Information provided ▸
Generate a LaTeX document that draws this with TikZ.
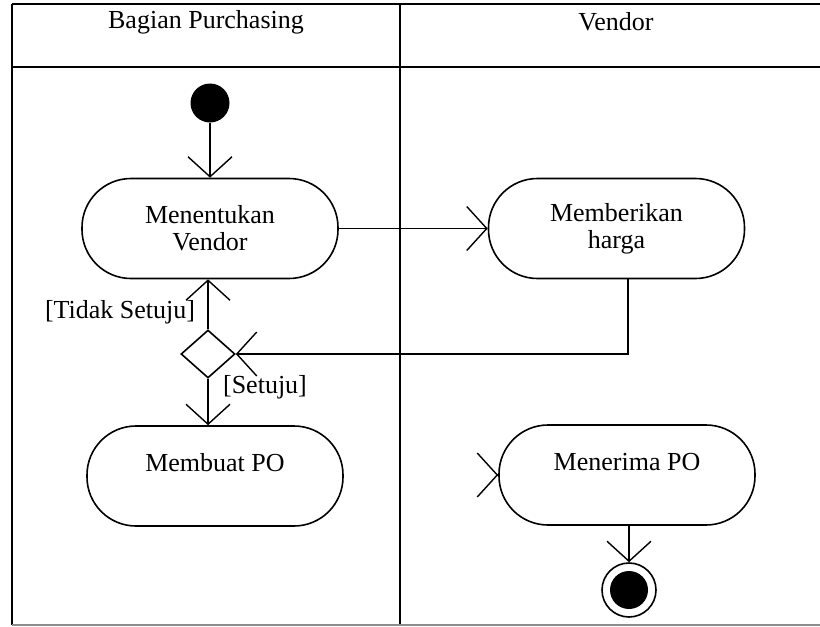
\documentclass[tikz,border=0pt]{standalone}
\usepackage{fontspec}
\setmainfont{Liberation Serif}
\usetikzlibrary{arrows.meta,shapes.geometric}
\begin{document}
\begin{tikzpicture}[x=0.5pt,y=-0.5pt,
  font=\fontsize{13}{13.5}\selectfont,
  act/.style={draw, line width=0.8pt, rounded corners=24.5pt, minimum width=128pt, minimum height=50pt, inner sep=0pt, align=center},
  arr/.style={line width=0.8pt, -{Straight Barb[length=10pt,width=22pt,line width=0.7pt]}},
  lane/.style={line width=1.1pt},
  lbl/.style={inner sep=0pt}
]
\useasboundingbox (0,0) rectangle (820,627);
% swimlanes
\coordinate (tl) at (12,4);
\coordinate (tr) at (820,4);
\coordinate (hl) at (12,67);
\coordinate (hr) at (820,67);
\coordinate (bl) at (12,625);
\coordinate (br) at (820,625);
\coordinate (dt) at (400,4);
\coordinate (db) at (400,625);
\draw[lane] (tl) -- (tr);
\draw[lane] (hl) -- (hr);
\draw[lane] (tl) -- (bl);
\draw[lane] (dt) -- (db);
\draw[lane, draw=black!45] (bl) -- (br);
\node[lbl] (h1) at (206,22) {Bagian Purchasing};
\node[lbl] (h2) at (616,22) {Vendor};
% nodes
\node[circle, fill=black, minimum size=19.5pt, inner sep=0pt] (init) at (210,103) {};
\node[act] (ment) at (210,228.5) {Menentukan\\Vendor};
\node[act] (memb) at (616.5,228.5) {Memberikan\\harga};
\node[diamond, draw, line width=0.8pt, minimum width=27pt, minimum height=24pt, inner sep=0pt] (dia) at (208,354) {};
\node[act] (mbuat) at (215,476) {Membuat PO\\\mbox{}};
\node[act] (mner) at (627,475) {Menerima PO\\\mbox{}};
\node[circle, draw, line width=0.8pt, minimum size=27pt, inner sep=0pt] (fin) at (629,590) {};
\node[circle, fill=black, minimum size=19pt, inner sep=0pt] (fini) at (629,590) {};
\node[lbl] (ltidak) at (120,312) {[Tidak Setuju]};
\node[lbl] (lsetuju) at (265,387) {[Setuju]};
\coordinate (c1) at (628,354);
% connectors
\draw[arr] (init) -- (init |- ment.north);
\draw[arr] (ment) -- (memb);
\draw[arr] (memb.south -| c1) -- (c1) -- (dia.east);
\draw[arr] (dia.north) -- (dia.north |- ment.south);
\draw[arr] (dia.south) -- (dia.south |- mbuat.north);
\draw[arr] ([xshift=-0.2pt]mner.west) -- (mner.west);
\draw[arr] (mner.south -| fin.north) -- (fin.north);
\end{tikzpicture}
\end{document}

Brief ▸
Every line above should be returned word for word, with the pictures left behind.

Response to this exercise ▸
Generate a LaTeX document that draws this with TikZ.
\documentclass[tikz,border=0pt]{standalone}
\usepackage{fontspec}
\setmainfont{Liberation Serif}
\usetikzlibrary{arrows.meta,shapes.geometric}
\begin{document}
\begin{tikzpicture}[x=0.5pt,y=-0.5pt,
  font=\fontsize{13}{13.5}\selectfont,
  act/.style={draw, line width=0.8pt, rounded corners=24.5pt, minimum width=128pt, minimum height=50pt, inner sep=0pt, align=center},
  arr/.style={line width=0.8pt, -{Straight Barb[length=10pt,width=22pt,line width=0.7pt]}},
  lane/.style={line width=1.1pt},
  lbl/.style={inner sep=0pt}
]
\useasboundingbox (0,0) rectangle (820,627);
% swimlanes
\coordinate (tl) at (12,4);
\coordinate (tr) at (820,4);
\coordinate (hl) at (12,67);
\coordinate (hr) at (820,67);
\coordinate (bl) at (12,625);
\coordinate (br) at (820,625);
\coordinate (dt) at (400,4);
\coordinate (db) at (400,625);
\draw[lane] (tl) -- (tr);
\draw[lane] (hl) -- (hr);
\draw[lane] (tl) -- (bl);
\draw[lane] (dt) -- (db);
\draw[lane, draw=black!45] (bl) -- (br);
\node[lbl] (h1) at (206,22) {Bagian Purchasing};
\node[lbl] (h2) at (616,22) {Vendor};
% nodes
\node[circle, fill=black, minimum size=19.5pt, inner sep=0pt] (init) at (210,103) {};
\node[act] (ment) at (210,228.5) {Menentukan\\Vendor};
\node[act] (memb) at (616.5,228.5) {Memberikan\\harga};
\node[diamond, draw, line width=0.8pt, minimum width=27pt, minimum height=24pt, inner sep=0pt] (dia) at (208,354) {};
\node[act] (mbuat) at (215,476) {Membuat PO\\\mbox{}};
\node[act] (mner) at (627,475) {Menerima PO\\\mbox{}};
\node[circle, draw, line width=0.8pt, minimum size=27pt, inner sep=0pt] (fin) at (629,590) {};
\node[circle, fill=black, minimum size=19pt, inner sep=0pt] (fini) at (629,590) {};
\node[lbl] (ltidak) at (120,312) {[Tidak Setuju]};
\node[lbl] (lsetuju) at (265,387) {[Setuju]};
\coordinate (c1) at (628,354);
% connectors
\draw[arr] (init) -- (init |- ment.north);
\draw[arr] (ment) -- (memb);
\draw[arr] (memb.south -| c1) -- (c1) -- (dia.east);
\draw[arr] (dia.north) -- (dia.north |- ment.south);
\draw[arr] (dia.south) -- (dia.south |- mbuat.north);
\draw[arr] ([xshift=-0.2pt]mner.west) -- (mner.west);
\draw[arr] (mner.south -| fin.north) -- (fin.north);
\end{tikzpicture}
\end{document}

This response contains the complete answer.